The chaotic rollout of Oasis reunion tickets on Ticketmaster made me realize why attribution is meaningless… no one buys anything after seeing one ad for something one time.
On the morning of August 31, huge coffee in hand, I camped at my computer. I closed all tabs in Google Chrome, cleared all caches, and restarted my computer to ensure a smooth operation.
On Ticketmaster UK I opened 17 tabs – one for each of the shows in the UK and Ireland. I refreshed each tab in order every few minutes. Soon, two tabs for the shows in Dublin opened more than an hour early. I clicked to enter the waiting room.
I was in the queue but I didn’t stand a chance.
Over the day, I kept refreshing the other tabs. And poured more coffee. Some queues crashed. But then I got in. The queues for London and Edinburgh were smaller.
Perhaps the Britpop gods smiled down upon me. The queue for the August 9 show in Edinburgh was plummeting by around 500 people a minute. Soon I was in to browse tickets that may or may not be available.

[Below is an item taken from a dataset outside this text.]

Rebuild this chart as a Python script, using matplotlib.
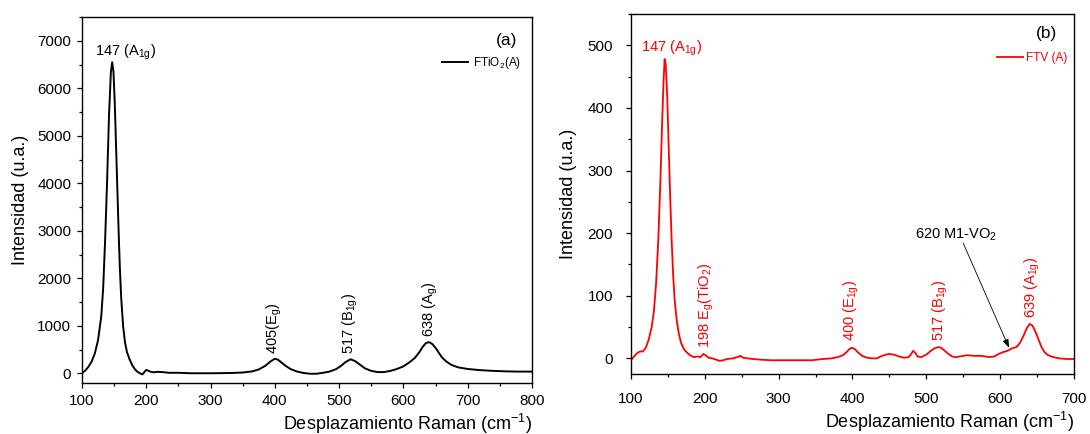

I selected a VIP package with a pre-show party, fan memorabilia, and a priority standing area near the stage because YOLO! (I hate myself for using that acronym.)
The site hung up and would not complete the order. I selected the package again. The selected package was unavailable, so I had to spend even more on a better package. The website hung up again.
I tried again.
And then, success! I almost lost my will to YOLO.
Then I wondered, “What’s the right way to pronounce “Edinburgh”? [Editor’s note: Ehdinbru, not Edenburg].
But the whole time, I was wondering what Ticketmaster would think of this insane process and how it would attribute the sale.
On August 31, I “started” my “customer journey” by going to Oasis’ Twitter, I knew that they would share the official link to buy tickets. From the link, I went to a landing page, and a click on the landing page took me to Ticketmaster UK. Here was the path. Note that the landing page in the middle had several tracking codes from Google, Facebook, and Twitter for attribution purposes.
Now, this attribution tells the route that I took to make a purchase that I had already decided that I would make. It does not tell anything about what caused me to want to make the purchase in the first place.